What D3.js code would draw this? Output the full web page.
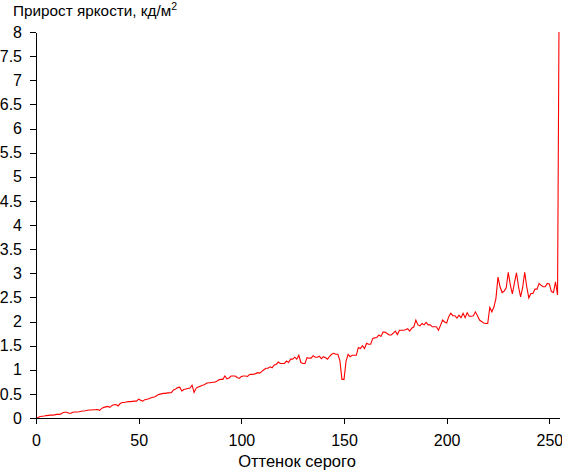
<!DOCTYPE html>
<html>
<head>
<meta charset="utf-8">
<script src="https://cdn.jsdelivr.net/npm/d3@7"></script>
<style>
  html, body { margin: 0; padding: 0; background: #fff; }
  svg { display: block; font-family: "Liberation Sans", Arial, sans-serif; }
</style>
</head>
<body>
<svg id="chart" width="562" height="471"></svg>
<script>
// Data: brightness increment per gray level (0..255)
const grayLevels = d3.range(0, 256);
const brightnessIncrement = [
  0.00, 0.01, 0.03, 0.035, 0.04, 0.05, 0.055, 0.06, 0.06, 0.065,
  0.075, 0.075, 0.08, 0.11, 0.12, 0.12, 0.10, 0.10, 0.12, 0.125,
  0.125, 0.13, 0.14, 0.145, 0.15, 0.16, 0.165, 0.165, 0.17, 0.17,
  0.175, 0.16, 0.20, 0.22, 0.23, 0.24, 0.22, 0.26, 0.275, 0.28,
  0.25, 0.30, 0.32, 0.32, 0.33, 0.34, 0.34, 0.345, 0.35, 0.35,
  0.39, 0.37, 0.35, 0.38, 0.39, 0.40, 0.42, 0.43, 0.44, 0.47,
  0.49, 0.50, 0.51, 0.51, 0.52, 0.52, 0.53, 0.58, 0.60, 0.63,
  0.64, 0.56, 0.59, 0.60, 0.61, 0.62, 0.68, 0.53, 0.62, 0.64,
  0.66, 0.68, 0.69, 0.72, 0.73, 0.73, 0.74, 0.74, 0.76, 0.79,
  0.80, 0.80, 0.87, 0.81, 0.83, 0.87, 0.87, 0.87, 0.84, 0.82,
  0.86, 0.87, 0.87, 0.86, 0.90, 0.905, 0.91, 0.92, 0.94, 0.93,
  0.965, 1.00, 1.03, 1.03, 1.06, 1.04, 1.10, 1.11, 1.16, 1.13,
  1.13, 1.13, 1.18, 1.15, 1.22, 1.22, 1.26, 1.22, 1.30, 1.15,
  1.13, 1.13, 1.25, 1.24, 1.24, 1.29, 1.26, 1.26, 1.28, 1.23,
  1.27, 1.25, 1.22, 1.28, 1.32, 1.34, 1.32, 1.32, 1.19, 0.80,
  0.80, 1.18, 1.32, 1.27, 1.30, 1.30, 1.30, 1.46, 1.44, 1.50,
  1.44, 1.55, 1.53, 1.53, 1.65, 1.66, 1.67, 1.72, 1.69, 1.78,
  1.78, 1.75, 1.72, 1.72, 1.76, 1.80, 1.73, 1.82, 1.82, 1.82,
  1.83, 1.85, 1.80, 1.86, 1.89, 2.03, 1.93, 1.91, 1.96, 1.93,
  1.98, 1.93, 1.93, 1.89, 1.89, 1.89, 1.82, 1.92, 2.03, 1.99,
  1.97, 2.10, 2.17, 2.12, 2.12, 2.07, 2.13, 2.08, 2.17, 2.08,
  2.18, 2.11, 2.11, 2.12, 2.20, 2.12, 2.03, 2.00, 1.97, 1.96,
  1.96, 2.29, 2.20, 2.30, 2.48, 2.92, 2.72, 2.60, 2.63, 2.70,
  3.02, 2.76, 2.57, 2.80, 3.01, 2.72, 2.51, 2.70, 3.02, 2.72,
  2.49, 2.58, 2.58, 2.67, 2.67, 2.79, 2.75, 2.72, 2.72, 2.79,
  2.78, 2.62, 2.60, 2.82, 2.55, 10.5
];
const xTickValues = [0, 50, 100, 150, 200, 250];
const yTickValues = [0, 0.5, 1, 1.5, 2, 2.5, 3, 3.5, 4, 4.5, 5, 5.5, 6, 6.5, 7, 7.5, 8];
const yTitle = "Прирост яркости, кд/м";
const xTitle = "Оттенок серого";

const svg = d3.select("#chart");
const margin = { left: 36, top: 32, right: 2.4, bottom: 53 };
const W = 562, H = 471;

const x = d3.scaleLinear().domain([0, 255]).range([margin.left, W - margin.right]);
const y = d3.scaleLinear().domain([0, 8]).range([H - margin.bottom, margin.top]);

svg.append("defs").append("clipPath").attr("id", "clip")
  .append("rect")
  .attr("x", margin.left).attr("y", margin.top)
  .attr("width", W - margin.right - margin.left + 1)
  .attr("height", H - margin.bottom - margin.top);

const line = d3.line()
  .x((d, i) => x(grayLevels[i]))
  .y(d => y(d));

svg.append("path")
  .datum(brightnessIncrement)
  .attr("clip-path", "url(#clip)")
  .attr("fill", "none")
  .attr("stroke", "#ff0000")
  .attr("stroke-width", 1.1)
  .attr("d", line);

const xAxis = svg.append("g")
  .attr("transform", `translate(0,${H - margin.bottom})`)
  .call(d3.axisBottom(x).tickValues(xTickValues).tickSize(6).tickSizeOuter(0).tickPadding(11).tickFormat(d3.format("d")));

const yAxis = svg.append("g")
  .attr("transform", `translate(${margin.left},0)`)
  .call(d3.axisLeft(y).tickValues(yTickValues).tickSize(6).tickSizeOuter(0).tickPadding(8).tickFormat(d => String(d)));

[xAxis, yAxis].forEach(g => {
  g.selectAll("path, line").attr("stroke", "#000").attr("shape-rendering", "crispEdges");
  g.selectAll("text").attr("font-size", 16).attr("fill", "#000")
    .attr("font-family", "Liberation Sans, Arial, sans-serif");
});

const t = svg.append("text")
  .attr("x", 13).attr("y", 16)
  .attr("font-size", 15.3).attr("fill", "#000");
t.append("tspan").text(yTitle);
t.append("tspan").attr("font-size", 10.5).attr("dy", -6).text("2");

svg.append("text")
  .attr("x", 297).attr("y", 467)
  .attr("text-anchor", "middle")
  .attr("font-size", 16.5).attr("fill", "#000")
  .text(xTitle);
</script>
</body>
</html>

---+---

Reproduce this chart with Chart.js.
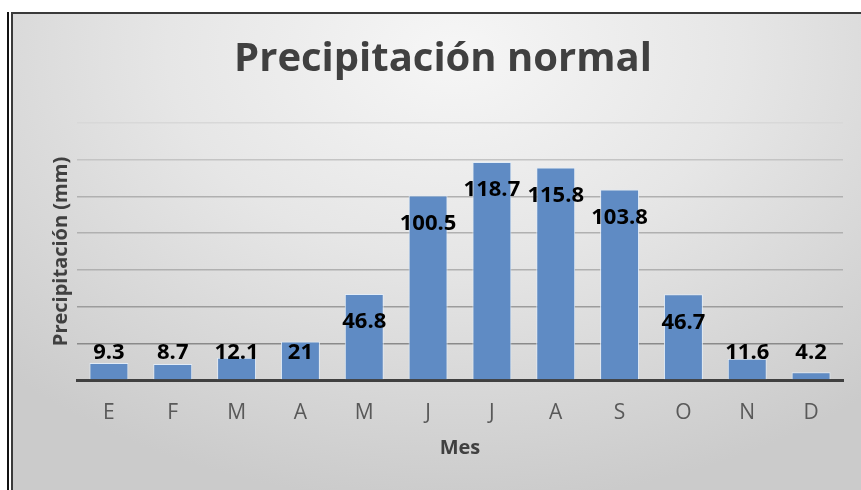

---+---

* _WHAT YOU ARE ASKED TO DO_
Which lines hold the word "chart"? Show each one.

* _THE SOLUTION_
<svg id="chart" width="562" height="471"></svg>
const svg = d3.select("#chart");
Reproduce this chart with Chart.js.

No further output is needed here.